The movie is about adolescence and
how parents and children exist in different spheres during those rocky,
self-discovery years, and when love and caring are present—as they are with
Jamie and Dorothea—how the two sides hurt as they try to communicate and accept
each other but without much success. We are shown how the moments of pure unity
and mutual understanding happen rarely and are to be treasured forever, for in
any relationship such transient communion is true to life, true to love, and we
can’t ask for more. In 20th Century Women,
the five characters know this truth, and that’s the sad tinge to their lives,
to all our lives. As Dorothea says to Jamie in their one moment of happy
closure: “I guess I just wanted you to have more—a happier life than mine.” A
classic parent wish.
Jamie is “raised” by women, but as
we make our way through the film we understand that Jamie also makes himself.
He is the one who wants to read Sisterhood
Is Powerful and Our Bodies Ourselves—it’s
not forced on him. He is the one who decides for himself to accompany Abbie to
her important cervical cancer follow-up meeting, and he sticks by her when she
gets the news that the surgery left an “incompetent cervix,” so that she
shouldn’t have children. He listens to Julie in bed each night as she relates
her sexual escapades and feelings. He asks her what an orgasm is like for
women. He takes the initiative in buying a pregnancy test for her and seeing
her through the results—negative. On several occasions he tries to get his
mother to open up and talk to him about herself: “Why are you alone? Why aren’t
you happy?” They are both caregivers but in different ways because of their
ages and roles. And Dorothea has difficulty sharing herself. Jamie, true to his
generation, has an easier time. When he explains his “errant” actions to his mystified
mother, he says, “I want to be a good guy, I want to be able to satisfy a
woman.” For any woman watching that scene, Jamie symbolizes the best in a twentieth-century
American man.
William, the hippie, ceramicist, house-renovator
tenant in his thirties is also a good and sympathetic man to women and part of
the household’s communal, loving support, but he doesn’t have Jamie’s special
depth. He’s partly along for the ride wherever it takes him, a free spirit, a
flower child. We see this in some of the movie’s funniest, theater-of-the-absurd
scenes, where Abbie plays the key role. When she goes to William’s room and
asks if he wants to fool around with her, and he says, “Really? . . . yah . . .
I do,” the timing is exquisite. This kind of hilarity happens again at one of
Dorothea’s regular dinner parties when Abbie makes everyone say aloud the
unutterable word “menstruation,” which leads to the semblance of a group
therapy session where some of the characters open up about their sex lives.

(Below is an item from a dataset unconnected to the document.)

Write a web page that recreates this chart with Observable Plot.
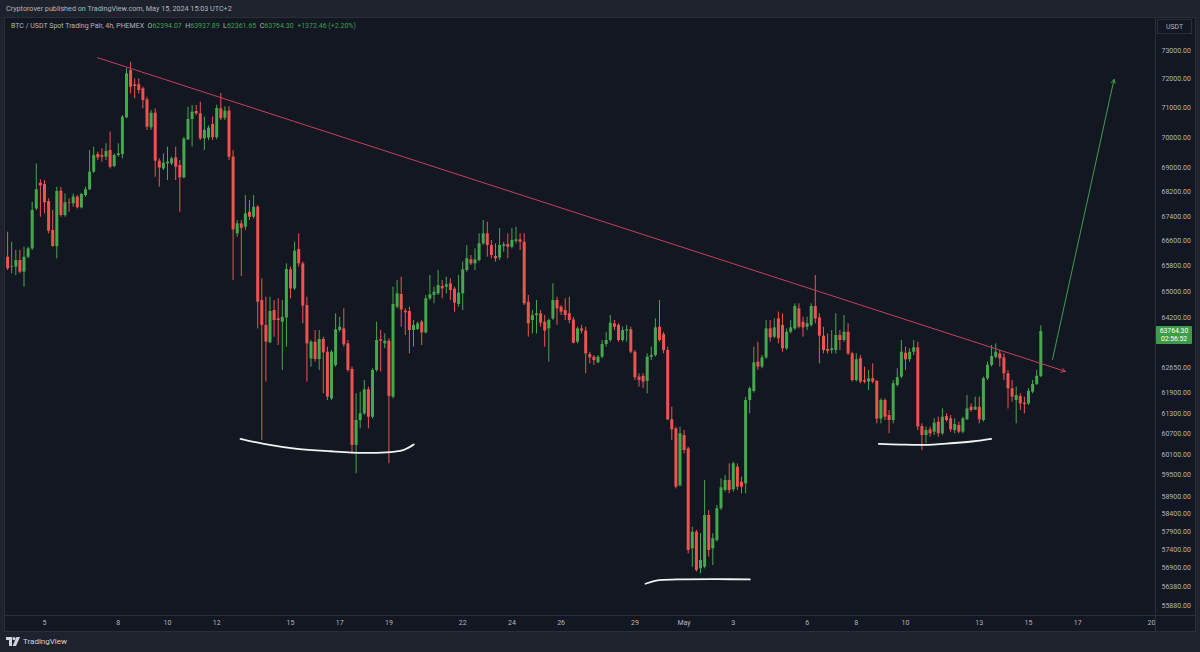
<!DOCTYPE html>
<html>
<head>
<meta charset="utf-8">
<script src="https://cdn.jsdelivr.net/npm/d3@7"></script>
<script src="https://cdn.jsdelivr.net/npm/@observablehq/plot@0.6"></script>
<style>
  html, body { margin:0; padding:0; }
  body { width:1200px; height:652px; overflow:hidden; position:relative; background:#1e222d; font-family:Roboto, "Noto Sans", sans-serif; }
  #hdr { position:absolute; left:6px; top:4px; font-size:7.2px; color:#b2b5be; white-space:nowrap; }
  #panel { position:absolute; left:5px; top:18px; width:1190px; height:613px; background:#131722; box-shadow:0 0 0 1px #2a2e39; }
  #legend { position:absolute; left:6px; top:4px; font-size:7px; color:#b2b5be; white-space:nowrap; }
  #legend .v { color:#3f9f4f; }
  .hline { position:absolute; left:0; width:1190px; height:1px; background:#2a2e39; }
  .vline { position:absolute; top:0; width:1px; height:613px; background:#2a2e39; }
  #usdt { position:absolute; left:1152px; top:1px; width:35px; height:15px; border:1px solid #2a2e39; box-sizing:border-box; font-size:6.8px; color:#b2b5be; display:flex; align-items:center; justify-content:center; }
  #last { position:absolute; left:1151px; width:36px; height:18px; background:#3d9c48; color:#fff; font-size:6.8px; line-height:8px; text-align:center; padding-top:1px; box-sizing:border-box; border-radius:1px; }
  #foot { position:absolute; left:6px; top:637px; font-size:8px; color:#d1d4dc; display:flex; align-items:center; gap:3px; }
</style>
</head>
<body>
<div id="hdr">Cryptorover published on TradingView.com, May 15, 2024 15:03 UTC+2</div>
<div id="panel">
  <div id="chart"></div>
  <div class="hline" style="top:597px"></div>
  <div class="vline" style="left:1150px"></div>
  <div id="legend">BTC / USDT Spot Trading Pair, 4h, PHEMEX&nbsp;&nbsp;O<span class="v">62394.07</span>&nbsp;&nbsp;H<span class="v">63937.89</span>&nbsp;&nbsp;L<span class="v">62361.65</span>&nbsp;&nbsp;C<span class="v">63764.30</span>&nbsp;&nbsp;<span class="v">+1372.46 (+2.20%)</span></div>
  <div id="usdt">USDT</div>
  <div id="last">63764.30<br>02:56:52</div>
</div>
<div id="foot"><svg width="14" height="9" viewBox="0 0 14 9"><path d="M0 0h6v9H3V3H0z" fill="#d1d4dc"/><circle cx="8" cy="1.6" r="1.6" fill="#d1d4dc"/><path d="M10.5 0H14l-4 9H6.6z" fill="#d1d4dc"/></svg><span>TradingView</span></div>
<script>
// ---- BTC/USDT 4h candles (PHEMEX), first candle 2024-04-03 12:00, step 4h ----
const firstCandle = "2024-04-03T12:00:00Z";
const open = [66085,65760,65770,65981,65610,66085,66352,67640,68482,68440,67880,66941,66425,68220,67425,67840,67805,68025,67675,68075,68264,68845,69435,69400,69345,69569,69035,69400,69435,70673,72300,71805,71805,71665,71287,70333,70830,69212,68957,69124,69124,69325,69068,68660,69925,70615,70888,70808,69960,69985,70446,70000,70980,70660,70900,69345,66833,67155,67048,67530,67370,67695,64722,63950,63420,64411,64150,64050,64180,65685,65085,66330,65875,64565,62930,63437,62910,63520,63130,61730,62730,63794,63845,63385,62610,60360,61089,61286,62000,61187,62578,63510,63385,63466,61780,64515,64910,64390,64380,63794,63825,64050,63720,64775,64880,64930,65160,65140,65245,65075,64600,64930,65664,66000,65875,65981,66512,66833,66460,66108,66060,66425,66490,66405,66590,66640,66565,64670,64102,64255,64310,64050,63845,64150,64722,64515,64411,64310,64120,63437,63845,63775,63060,62980,62810,62980,63365,63488,64000,63950,63488,63775,63815,63130,62380,62400,62250,62980,63030,63896,63670,63183,61110,60845,59200,60650,60260,57430,57890,56880,56925,58360,57430,57661,58547,59065,59350,59085,59732,59300,59255,61680,61950,62830,62680,62960,63845,63590,64150,63950,63235,63740,63845,64463,64050,63896,63950,64535,64180,63620,63215,63183,63183,63640,63488,63740,63080,62277,62930,62277,62230,62330,62250,61130,61680,61236,61089,62130,62380,63100,62900,63130,63265,60910,60650,60815,60745,61040,60700,61206,61140,60796,60945,60745,61110,61480,61400,61480,61089,62330,62730,62980,63080,62960,62480,62030,61680,61800,61600,61580,61930,62160,62394.07];
const high = [66886,66565,66299,66299,66405,66405,67858,69124,68594,68571,67970,67588,68350,68350,68130,67970,68130,68075,68150,68350,69569,69680,69513,69625,69795,70185,69457,69795,70751,72360,72590,72010,72010,71722,71378,70922,70980,69290,69457,69680,69345,69680,69235,70015,71035,71092,71092,71206,70693,70400,70700,71100,71500,71050,71050,69569,67264,67264,68075,67914,68075,67750,65400,64825,64825,64722,64775,64722,65875,65770,66565,66833,65930,64825,63488,63794,63794,63590,63285,63183,64310,64200,64463,63488,62680,61880,61930,62277,62080,62630,64050,63794,63690,63540,65140,65348,65450,64463,64515,64102,64050,64102,64880,65505,65140,65664,65348,65450,65400,65140,65505,65930,66460,66140,66352,66833,67264,67210,66619,66512,67000,66565,66833,67000,67048,66833,66833,64880,64411,64722,64411,64255,64150,65245,64825,64565,64775,64825,64200,63896,63950,63896,63130,63030,63030,63488,63740,64255,64102,64000,63896,63950,63896,63183,62480,62480,63080,63285,64150,64722,63740,63285,61480,60895,60895,60796,60310,58030,57939,57850,59350,58500,57850,58640,59397,59493,59827,59876,59827,59445,61778,62080,63285,63437,63030,64102,64102,64150,64360,64310,63845,64102,64620,64620,64200,64200,64620,65505,64310,63896,63690,63794,64310,63794,64255,64000,63130,63080,63030,62680,62578,62780,62277,61730,61730,61384,62277,62630,63488,63285,63235,63488,63437,60990,60895,60895,61140,61187,61430,61286,61236,61140,61040,61187,61830,61580,61780,61780,62380,62830,63335,63385,63183,63080,62578,62277,62080,61880,61780,62030,62277,62578,63937.89];
const low = [65664,65560,65505,65560,65140,66035,66299,67588,67370,67480,66830,66405,66035,67370,67370,67530,67695,67640,67640,68025,68242,68810,69235,69180,69235,68957,68990,69345,69290,70640,71493,71320,71493,70980,70242,70242,68680,68350,68902,68571,69068,68571,67530,68625,69905,69680,70751,69905,69569,69900,69900,69930,70580,70580,69235,65348,66725,65470,66941,67264,67318,63845,60504,62230,63390,63590,63335,62578,63285,64775,65035,65770,64000,62230,62680,62830,62578,61880,61680,61680,62680,63740,63285,62530,60115,59540,60845,61236,60845,61140,62530,62530,63235,59830,61730,64463,63896,63640,63080,63285,63794,63335,63690,64722,64620,64880,64775,64930,64722,64360,64515,64411,65610,65822,65664,65930,66460,66085,66035,65930,65981,66245,66035,66352,66512,66299,64565,63590,63690,63690,63896,63285,62830,64102,63950,64255,64102,64000,63385,63385,63690,62480,62780,62730,62780,62930,63285,63437,63794,63437,63437,63437,63080,62277,62080,62030,61880,62880,62980,63437,63080,61089,60504,59110,59160,60115,57290,56925,56790,56740,56880,57200,56970,57615,58500,59017,58970,59017,59065,58970,58970,61286,61900,62578,62630,62910,63437,63540,63385,63130,63183,63690,63794,63845,63590,63794,63896,64000,62780,63080,63080,63080,63080,63183,63437,63030,62230,62230,62180,62180,61978,62180,60990,60990,61089,60700,60990,62080,62330,62578,62830,63030,60796,60213,60410,60600,60650,60600,60650,61040,60745,60700,60700,60700,61089,61335,61384,60990,61040,62277,62680,62930,62680,62277,61430,61630,60990,61384,61286,61530,61880,62130,62361.65];
const close = [65718,65780,65981,65610,66085,66352,67588,68264,68395,67840,66918,66425,68210,67425,67840,67820,68025,67675,68110,68264,68845,69400,69325,69345,69535,69012,69400,69457,70693,72185,71722,71745,71608,71264,70355,70830,69212,68980,69145,69180,69290,69012,68660,69950,70615,70865,70808,69960,70250,70320,70000,70990,70640,70900,69345,66963,67155,67010,67480,67370,67695,64670,63950,63437,64380,64102,64102,64200,65695,65085,66277,65875,64545,63385,63437,62910,63520,63110,61780,63130,63815,63896,63355,62578,60360,61089,61286,62000,61187,62578,63488,63466,63466,61800,64600,64930,64430,64340,63794,63950,64000,63720,64775,64900,64980,65190,65085,65215,65035,64640,64950,65685,66035,65875,66000,66512,66833,66460,66140,66035,66460,66480,66405,66619,66640,66565,64620,64000,64255,64310,64020,63775,64102,64722,64463,64360,64255,64102,63405,63845,63775,63080,62960,62880,62980,63365,63488,64020,63896,63488,63794,63815,63130,62360,62277,62230,62980,63030,63875,63488,63183,61110,60815,59160,60700,60213,57384,57890,56834,57108,58360,57384,57710,58547,59140,59350,59065,59827,59160,59160,61680,62030,62810,62680,62960,63845,63570,63875,63540,63235,63740,63875,64535,63896,63875,64000,64535,64150,63620,63183,63160,63235,63640,63488,63740,63080,62277,62900,62230,62230,62330,62230,61130,61680,61187,61089,62180,62360,63130,62900,63130,63265,60900,60650,60796,60700,61010,60700,61187,61089,60815,60970,60745,61140,61430,61384,61480,61110,62330,62730,63000,63130,62930,62480,62030,61780,61830,61580,61560,61955,62160,62400,63764.30];

// ---- axes ----
const priceTicks = [73000,72000,71000,70000,69000,68200,67400,66600,65800,65000,64200,62650,61900,61300,60700,60100,59500,58900,58400,57900,57400,56900,56380,55880];
const dayTicks = ["2024-04-05","2024-04-08","2024-04-10","2024-04-12","2024-04-15","2024-04-17","2024-04-19","2024-04-22","2024-04-24","2024-04-26","2024-04-29","2024-05-01","2024-05-03","2024-05-06","2024-05-08","2024-05-10","2024-05-13","2024-05-15","2024-05-17","2024-05-20"];
const dayLabels = ["5","8","10","12","15","17","19","22","24","26","29","May","3","6","8","10","13","15","17","20"];
const lastPrice = 63764.30;

// ---- drawings (date, price) ----
const trendLine = [["2024-04-07T03:40Z",72750],["2024-05-16T12:05Z",62550]];
const breakoutArrow = [["2024-05-15T23:25Z",62910],["2024-05-18T11:25Z",71990]];
const baseLeft = [["2024-04-12T23:13Z",60552],["2024-04-13T21:58Z",60406],["2024-04-15T06:32Z",60261],["2024-04-16T15:01Z",60191],["2024-04-17T23:31Z",60145],["2024-04-19T01:34Z",60165],["2024-04-19T14:32Z",60232],["2024-04-20T00:17Z",60386]];
const baseMid = [["2024-04-29T10:21Z",56471],["2024-04-29T21:46Z",56561],["2024-04-30T17:17Z",56588],["2024-05-02T08:18Z",56596],["2024-05-03T16:06Z",56588]];
const baseRight = [["2024-05-08T21:58Z",60406],["2024-05-09T19:08Z",60386],["2024-05-10T17:51Z",60377],["2024-05-11T19:54Z",60424],["2024-05-12T18:38Z",60482],["2024-05-13T11:37Z",60552]];

const UP = "#46a84d", DOWN = "#ef5350";
const t0 = Date.parse(firstCandle);
const candles = open.map((o, i) => ({t: new Date(t0 + i * 4 * 3600e3), o, h: high[i], l: low[i], c: close[i]}));
const pts = a => a.map(([d, p]) => ({t: new Date(d), p}));
const seg = a => [{x1: new Date(a[0][0]), y1: a[0][1], x2: new Date(a[1][0]), y2: a[1][1]}];
const labelOf = new Map(dayTicks.map((d, i) => [Date.parse(d + "T00:00Z"), dayLabels[i]]));

const dayMs = 864e5;
const apr5 = Date.UTC(2024, 3, 5);
const xDomain = [new Date(apr5 - 1.58537 * dayMs), new Date(apr5 + 45.1626 * dayMs)];

const chart = Plot.plot({
  width: 1190, height: 613,
  marginLeft: 0, marginRight: 40, marginTop: 0, marginBottom: 16,
  style: {background: "transparent", color: "#b2b5be", fontFamily: "Roboto, sans-serif", fontSize: "7px", overflow: "visible"},
  x: {type: "utc", domain: xDomain},
  y: {type: "log", domain: [55615, 74134]},
  marks: [
    Plot.ruleX(candles, {x: "t", y1: "l", y2: "h", stroke: d => d.c >= d.o ? UP : DOWN, strokeWidth: 1}),
    Plot.ruleX(candles, {x: "t", y1: "o", y2: "c", stroke: d => d.c >= d.o ? UP : DOWN, strokeWidth: 3}),
    Plot.arrow(seg(trendLine), {x1: "x1", y1: "y1", x2: "x2", y2: "y2", stroke: "#c2425a", strokeWidth: 1, headLength: 7, headAngle: 55}),
    Plot.arrow(seg(breakoutArrow), {x1: "x1", y1: "y1", x2: "x2", y2: "y2", stroke: "#3f9f4f", strokeWidth: 1, headLength: 6, headAngle: 55}),
    Plot.line(pts(baseLeft), {x: "t", y: "p", stroke: "#f2f2f2", strokeWidth: 1.8, curve: "catmull-rom"}),
    Plot.line(pts(baseMid), {x: "t", y: "p", stroke: "#f2f2f2", strokeWidth: 1.8, curve: "catmull-rom"}),
    Plot.line(pts(baseRight), {x: "t", y: "p", stroke: "#f2f2f2", strokeWidth: 1.8, curve: "catmull-rom"}),
    Plot.axisY(priceTicks, {anchor: "right", tickSize: 0, tickPadding: 6, tickFormat: d => d.toFixed(2), fill: "#b2b5be"}),
    Plot.axisX(dayTicks.map(d => new Date(d + "T00:00Z")), {anchor: "bottom", tickSize: 0, tickPadding: 5, tickFormat: d => labelOf.get(+d), fill: "#b2b5be"})
  ]
});
document.getElementById("chart").appendChild(chart);
const yLast = chart.scale("y").apply(lastPrice);
document.getElementById("last").style.top = (yLast - 5) + "px";
</script>
</body>
</html>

William butts in at the end of the surreal scene to say: “Jamie, remember, you can’t
just have sex with a vagina, you have to have sex with the whole woman.” Another
time, Abbie comes into Jamie’s bedroom to tell him about her drunken brawl at
the bar, and Julie’s head pops up on the other side of Jamie. Abbie tries to
block Julie’s eyes and ears as she whispers adamantly to Jamie: “You can’t
continue letting her sleep here if she refuses to have sex with you. It’s
disempowering.”
When mother and son have their single moment of pure
connection, Jamie asks, “Were you and Dad ever in love?” And Dorothea answers,
“Sure . . . or um . . . maybe I thought I was supposed to be in love and scared
I’d never be in love. I picked the best solution at the time.” Jamie gets his
answer, but it’s also an answer for all of us about the complicated relationship
of love. In this heartfelt, imaginatively created movie, we bask in eccentric
but real people and real moments—we experience ourselves in a timeless,
placeless way. But no matter when or where, love permeates.